GOAL: Leaving out every picture, copy the lines of the data exactly, from the first through the line containing "A_REG2 = [-8.2, -6.6, -4.3, -4.6]".

--- START OF DATA ---

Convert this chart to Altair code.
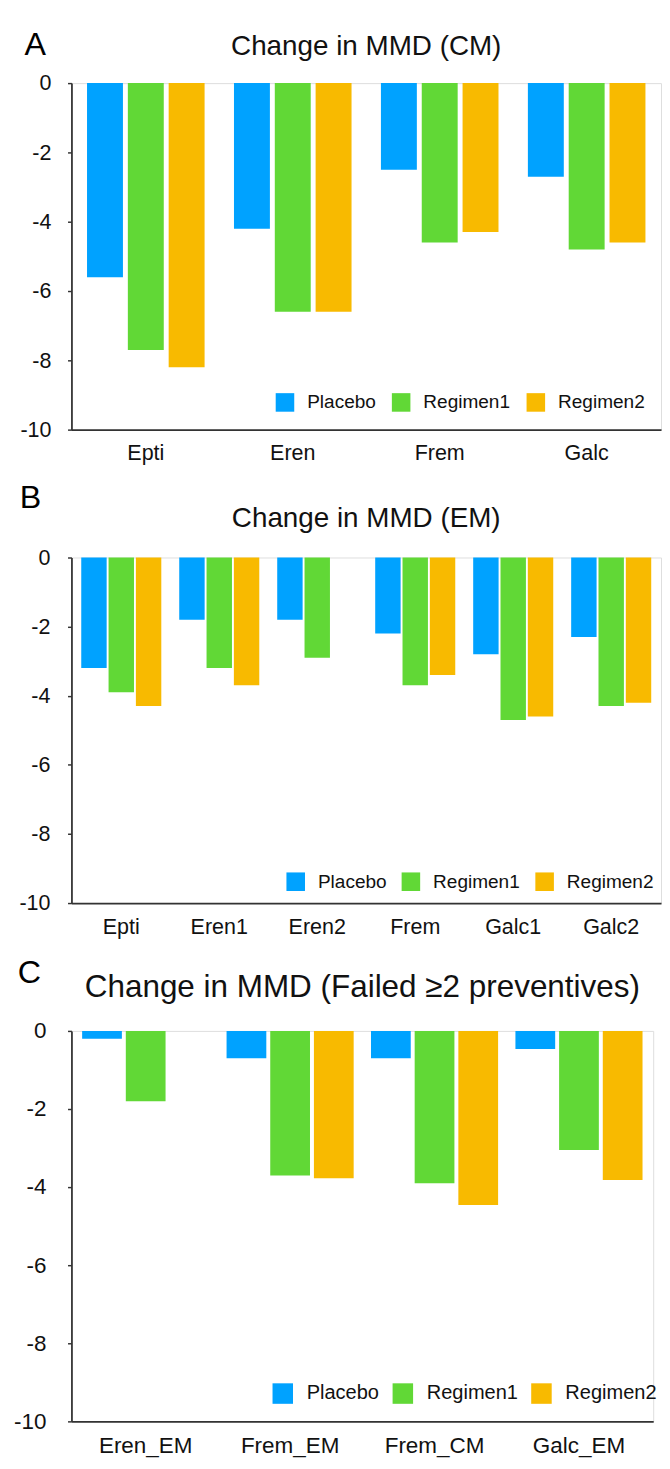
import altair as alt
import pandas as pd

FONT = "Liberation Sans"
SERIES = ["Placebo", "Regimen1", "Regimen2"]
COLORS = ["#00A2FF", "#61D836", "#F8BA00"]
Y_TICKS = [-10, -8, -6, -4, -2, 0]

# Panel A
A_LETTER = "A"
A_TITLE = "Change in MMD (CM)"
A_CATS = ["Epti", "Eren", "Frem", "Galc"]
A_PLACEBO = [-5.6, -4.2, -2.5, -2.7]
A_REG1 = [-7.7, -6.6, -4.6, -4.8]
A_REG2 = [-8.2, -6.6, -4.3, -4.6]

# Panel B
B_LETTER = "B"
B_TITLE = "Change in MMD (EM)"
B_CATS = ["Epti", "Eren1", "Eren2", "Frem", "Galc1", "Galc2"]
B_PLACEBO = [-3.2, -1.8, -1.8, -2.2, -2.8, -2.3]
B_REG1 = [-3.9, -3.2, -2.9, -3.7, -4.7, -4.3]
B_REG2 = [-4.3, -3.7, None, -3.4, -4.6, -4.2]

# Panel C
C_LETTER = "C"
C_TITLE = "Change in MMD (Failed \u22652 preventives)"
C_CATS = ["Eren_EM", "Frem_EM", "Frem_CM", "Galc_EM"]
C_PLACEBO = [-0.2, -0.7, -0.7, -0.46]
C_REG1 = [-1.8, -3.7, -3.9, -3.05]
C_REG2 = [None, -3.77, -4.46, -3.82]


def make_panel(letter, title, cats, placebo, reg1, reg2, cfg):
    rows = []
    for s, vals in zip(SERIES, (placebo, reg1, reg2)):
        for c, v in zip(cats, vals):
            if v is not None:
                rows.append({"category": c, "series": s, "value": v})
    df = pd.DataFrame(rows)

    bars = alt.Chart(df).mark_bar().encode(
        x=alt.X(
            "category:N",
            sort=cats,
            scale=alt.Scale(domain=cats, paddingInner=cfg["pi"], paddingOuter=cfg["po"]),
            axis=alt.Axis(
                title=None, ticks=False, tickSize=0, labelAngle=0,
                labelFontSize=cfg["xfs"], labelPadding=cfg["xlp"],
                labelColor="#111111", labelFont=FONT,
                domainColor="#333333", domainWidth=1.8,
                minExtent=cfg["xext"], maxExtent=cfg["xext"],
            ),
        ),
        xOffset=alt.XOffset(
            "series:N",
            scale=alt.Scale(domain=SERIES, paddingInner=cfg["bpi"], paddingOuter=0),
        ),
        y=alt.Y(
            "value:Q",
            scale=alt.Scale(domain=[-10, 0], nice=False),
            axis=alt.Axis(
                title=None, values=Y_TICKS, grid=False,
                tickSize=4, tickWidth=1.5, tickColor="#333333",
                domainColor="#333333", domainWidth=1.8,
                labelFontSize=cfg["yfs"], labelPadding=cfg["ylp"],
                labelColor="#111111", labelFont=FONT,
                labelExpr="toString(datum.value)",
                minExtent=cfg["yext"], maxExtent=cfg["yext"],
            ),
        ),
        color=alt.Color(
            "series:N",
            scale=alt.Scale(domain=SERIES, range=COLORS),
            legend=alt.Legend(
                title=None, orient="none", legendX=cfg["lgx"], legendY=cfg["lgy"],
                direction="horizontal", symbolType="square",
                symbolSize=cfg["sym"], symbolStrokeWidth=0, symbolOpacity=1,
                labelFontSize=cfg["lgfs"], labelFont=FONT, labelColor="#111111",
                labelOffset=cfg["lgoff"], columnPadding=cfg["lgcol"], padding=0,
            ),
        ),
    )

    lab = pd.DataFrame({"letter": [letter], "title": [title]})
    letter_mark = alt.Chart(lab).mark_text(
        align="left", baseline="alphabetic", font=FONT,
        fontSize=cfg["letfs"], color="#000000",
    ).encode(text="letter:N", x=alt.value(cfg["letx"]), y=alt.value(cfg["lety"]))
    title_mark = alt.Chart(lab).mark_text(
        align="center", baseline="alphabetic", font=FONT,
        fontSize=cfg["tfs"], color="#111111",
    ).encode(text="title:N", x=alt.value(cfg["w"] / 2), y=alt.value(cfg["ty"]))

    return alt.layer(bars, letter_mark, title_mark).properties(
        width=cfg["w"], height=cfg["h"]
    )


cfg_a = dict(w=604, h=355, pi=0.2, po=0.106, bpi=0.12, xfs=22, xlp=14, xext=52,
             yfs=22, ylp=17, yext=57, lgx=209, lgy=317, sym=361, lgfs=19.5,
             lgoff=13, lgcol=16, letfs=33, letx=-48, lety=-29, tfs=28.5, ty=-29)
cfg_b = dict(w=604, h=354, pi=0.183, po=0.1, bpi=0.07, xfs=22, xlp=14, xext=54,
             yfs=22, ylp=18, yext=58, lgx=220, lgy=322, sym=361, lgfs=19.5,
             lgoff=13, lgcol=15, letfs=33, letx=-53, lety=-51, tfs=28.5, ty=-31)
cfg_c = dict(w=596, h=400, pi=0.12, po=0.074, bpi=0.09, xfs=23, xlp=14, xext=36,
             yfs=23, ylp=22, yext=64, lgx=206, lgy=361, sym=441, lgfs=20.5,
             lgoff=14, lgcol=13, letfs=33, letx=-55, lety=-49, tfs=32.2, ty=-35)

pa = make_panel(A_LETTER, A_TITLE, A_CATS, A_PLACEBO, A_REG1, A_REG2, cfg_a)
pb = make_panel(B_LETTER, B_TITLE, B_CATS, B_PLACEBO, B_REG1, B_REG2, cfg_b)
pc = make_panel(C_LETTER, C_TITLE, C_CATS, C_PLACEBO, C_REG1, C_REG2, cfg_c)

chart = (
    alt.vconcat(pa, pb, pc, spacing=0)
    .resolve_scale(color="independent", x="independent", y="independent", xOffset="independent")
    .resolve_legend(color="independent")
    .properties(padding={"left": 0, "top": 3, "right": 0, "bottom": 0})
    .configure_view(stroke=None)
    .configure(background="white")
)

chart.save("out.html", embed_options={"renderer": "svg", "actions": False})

--- END OF DATA ---

CORRECT RESPONSE:
Convert this chart to Altair code.
import altair as alt
import pandas as pd

FONT = "Liberation Sans"
SERIES = ["Placebo", "Regimen1", "Regimen2"]
COLORS = ["#00A2FF", "#61D836", "#F8BA00"]
Y_TICKS = [-10, -8, -6, -4, -2, 0]

# Panel A
A_LETTER = "A"
A_TITLE = "Change in MMD (CM)"
A_CATS = ["Epti", "Eren", "Frem", "Galc"]
A_PLACEBO = [-5.6, -4.2, -2.5, -2.7]
A_REG1 = [-7.7, -6.6, -4.6, -4.8]
A_REG2 = [-8.2, -6.6, -4.3, -4.6]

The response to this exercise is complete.